QUIET! wrote:Intel knows what they are doing but their motives are questionable.
Their motives aren't questionable at all. They may not be very agreeable, but they are very clear - make as much money as possible for as little outlay - which is what any business should do, including their competitor if they want to survive.
They probably use crummy TIM to save 50¢ each just because they can. Its not a big deal unless you bought a k processor for over clocking...
*shrugs* To me overclockers seem to overestimate their share of the market. It's a marvel to me that Intel sell unlocked processors at all.
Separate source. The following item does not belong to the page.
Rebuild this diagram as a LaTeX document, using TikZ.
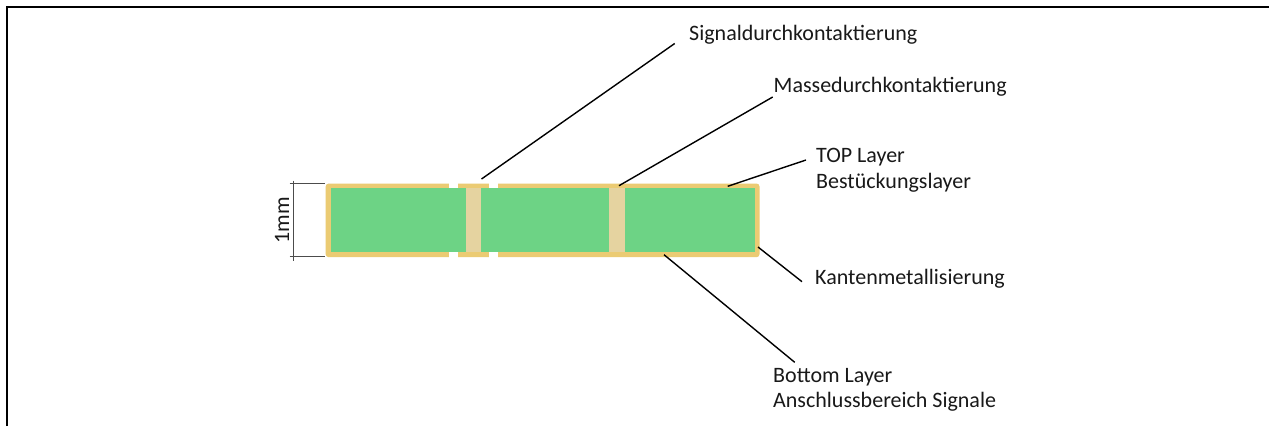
\documentclass[tikz,border=0pt]{standalone}
\usepackage{fontspec}
\setmainfont{Carlito}
\definecolor{goldc}{HTML}{EBCB73}
\definecolor{greenc}{HTML}{6DD385}
\definecolor{viac}{HTML}{E5D3A0}
\tikzset{
  lab/.style={anchor=base west,inner sep=0pt,font=\fontsize{22}{25.5}\selectfont,text=black!90,align=left},
  leader/.style={draw=black,line width=1.4pt},
  dim/.style={draw=black!70,line width=0.7pt},
  frameline/.style={draw=black,line width=2pt}
}
\begin{document}
\begin{tikzpicture}[x=1pt,y=-1pt]
\useasboundingbox (0,0) rectangle (1269,426);
\fill[white] (0,0) rectangle (1269,426);
% frame
\coordinate (fa) at (7,426); \coordinate (fb) at (7,7); \coordinate (fc) at (1269,7);
\draw[frameline] (fa) -- (fb) -- (fc);
% board
\fill[goldc,rounded corners=3pt] (325.7,183.5) rectangle (759.5,257.2);
\fill[white] (449.3,183) rectangle (458.3,188.5);
\fill[white] (489.3,183) rectangle (498,188.5);
\fill[white] (449.3,252) rectangle (458.3,258);
\fill[white] (489.3,252) rectangle (498,258);
\fill[greenc] (330.8,188.3) rectangle (755,252.3);
\fill[viac] (466.3,188.3) rectangle (481.3,252.3);
\fill[viac] (609.3,188.3) rectangle (624.7,252.3);
% dimension
\coordinate (d1) at (289.5,183.3); \coordinate (d2) at (325,183.3);
\coordinate (d3) at (289.5,256.8); \coordinate (d4) at (325,256.8);
\coordinate (d5) at (293.7,180.5); \coordinate (d6) at (293.7,261);
\draw[dim] (d1) -- (d2);
\draw[dim] (d3) -- (d4);
\draw[dim] (d5) -- (d6);
\node[inner sep=0pt,rotate=90,font=\fontsize{22}{26}\selectfont,text=black!90] (mm) at (282,220) {1mm};
% labels
\node[lab] (sig) at (689,40) {Signaldurchkontaktierung};
\node[lab] (mas) at (773.5,92) {Massedurchkontaktierung};
\node[lab] (top) at (816,188) {TOP Layer\\Bestückungslayer};
\node[lab] (kan) at (815,284) {Kantenmetallisierung};
\node[lab] (bot) at (773,407.7) {Bottom Layer\\Anschlussbereich Signale};
% leaders
\coordinate (s1) at (481.5,179); \coordinate (s2) at (674.7,43.5);
\coordinate (m1) at (619,185.7); \coordinate (m2) at (772.7,97);
\coordinate (t1) at (727.7,186.3); \coordinate (t2) at (806,160);
\coordinate (k1) at (758,247); \coordinate (k2) at (802,281.7);
\coordinate (b1) at (664,254.7); \coordinate (b2) at (794.7,362.3);
\draw[leader] (s1) -- (s2);
\draw[leader] (m1) -- (m2);
\draw[leader] (t1) -- (t2);
\draw[leader] (k1) -- (k2);
\draw[leader] (b1) -- (b2);
\end{tikzpicture}
\end{document}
There is a pretty large gap between what Intel could do and what they actually sell (no vt-d on k processors, wtf?)
Yes there are some bizarre combinations of features in their line-up. Most mainstream uses of virtualization are in environments where over-clocking is inappropriate though - servers and the workplace in general.
Hobbyist virtualisers are a small fraction of the market I would guess, hobbyist over-clockers are a small fraction of the market, so hobbyist virtualising over-clockers are likely a small fraction of a small fraction of the market. So if Intel, say, have to decide whether to spend the money to validate Vt-d on over-clocked processors, they may decide it's not worthwhile.
Who knows. It's not like disabling Vt-d on the 4770K is going to push people to an even more expensive part in the Haswell range. Maybe they're trying to shift piles of unsold SNB-Es.